I think I have ruled out the HELOC based on likelihood of rate increases and not being able to write off the interest under new tax plan. The HE Loan also may not allow for write-offs, but at least it's a fixed rate and term. Also, since the duplex I am offering on does not need massive improvements, there is not much room for me to refi the duplex soon and pay back a 2nd lien. Therefore, I would be paying it off from W-2 income, and doing so on a fixed term makes it less volatile.
My top choice is probably to refinance the home I am exiting. However, I am not sure if I will be able to do this AT THE SAME TIME as I take the new loan for the duplex?
In another post, Zack Karp told me that the above was possible, but it would need to be a rockstar loan officer. Does anyone how this works?
@Harjeet Bhatti Can you please explain your comment of "you can ask your lender to keep the same amortization table. You don't have to add those years in your mortgage payment."

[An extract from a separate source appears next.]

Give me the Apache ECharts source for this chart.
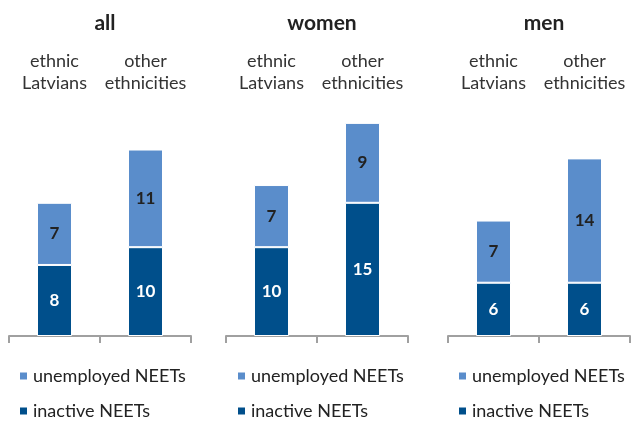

-Do I have to stay with the same lender to do this? (I am considering refinancing with a different broker)
-If I "keep the same table" then I just start from where I left off? So, I am on year 4 of a 15 year note, does that mean I would go to year 4 of a new 15 or 30 year note?
@Kris Wong Thanks for suggesting the idea of selling the home. However, given the appreciation I have seen in the last few years and the development going on in my area, I expect it to continue appreciating. Also, since I am already 4 years into a 15 year loan I could see renting it until it's paid off. On current loan it would basically break even. Or, if I refi it to a 30-year it will then cash flow after expenses and, most importantly, allows for future leverage/HELOC as I plan for future investments. Please correct me if my logic is off!